Goal: Skip all pictures. Write out the data below from its first line through the line that contains "plt.rcParams['font.family'] = ['Liberation".

Provided data:
## start

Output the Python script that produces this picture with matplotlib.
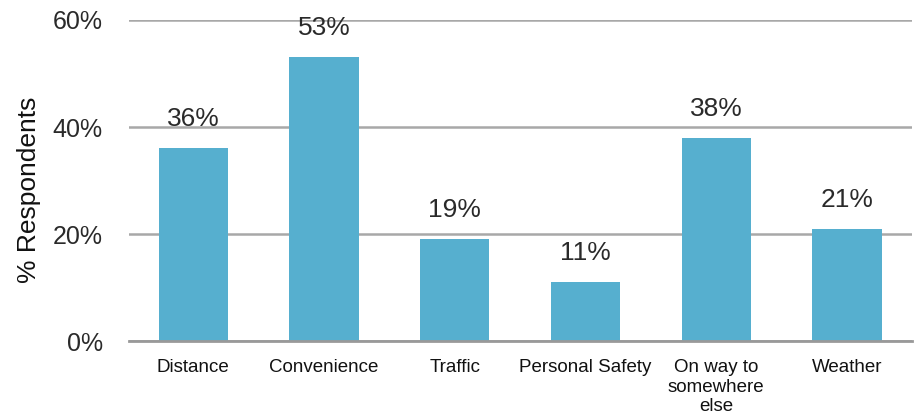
import matplotlib.pyplot as plt

categories = ['Distance', 'Convenience', 'Traffic', 'Personal Safety',
              'On way to\nsomewhere\nelse', 'Weather']
values = [36, 53, 19, 11, 38, 21]
yticks = [0, 20, 40, 60]

plt.rcParams['font.family'] = ['Liberation Sans', 'DejaVu Sans']

fig = plt.figure(figsize=(9.16, 4.16), dpi=100)
ax = fig.add_axes([0.141, 0.180, 0.855, 0.772])

x = range(len(categories))
ax.bar(x, values, width=0.53, color='#56AFCF', zorder=3)

for i, v in zip(x, values):
    ax.text(i, v + 3.2, f'{v}%', ha='center', va='bottom', fontsize=19, color='#2a2a2a')

ax.set_xlim(-0.49, 5.5)
ax.set_ylim(0, 60)
ax.set_yticks(yticks)
ax.set_yticklabels([f'{t}%' for t in yticks], fontsize=18, color='#2a2a2a')
ax.set_xticks(list(x))
ax.set_xticklabels(categories, fontsize=13.5, color='#111111', linespacing=1.2, va='top')
ax.tick_params(axis='y', length=0, pad=19)
ax.tick_params(axis='x', length=0, pad=13)

ax.grid(axis='y', color='#A8A8A8', linewidth=1.8, zorder=0)
ax.set_axisbelow(True)
for s in ['left', 'right', 'top']:
    ax.spines[s].set_visible(False)
ax.spines['bottom'].set_color('#999999')
ax.spines['bottom'].set_linewidth(2)
ax.spines['bottom'].set_zorder(4)

ax.set_ylabel('% Respondents', fontsize=19, color='#111111')
ax.yaxis.set_label_coords(-0.112, 0.47)

fig.savefig('out.png', dpi=100)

## end

The result:
Output the Python script that produces this picture with matplotlib.
import matplotlib.pyplot as plt

categories = ['Distance', 'Convenience', 'Traffic', 'Personal Safety',
              'On way to\nsomewhere\nelse', 'Weather']
values = [36, 53, 19, 11, 38, 21]
yticks = [0, 20, 40, 60]

plt.rcParams['font.family'] = ['Liberation Sans', 'DejaVu Sans']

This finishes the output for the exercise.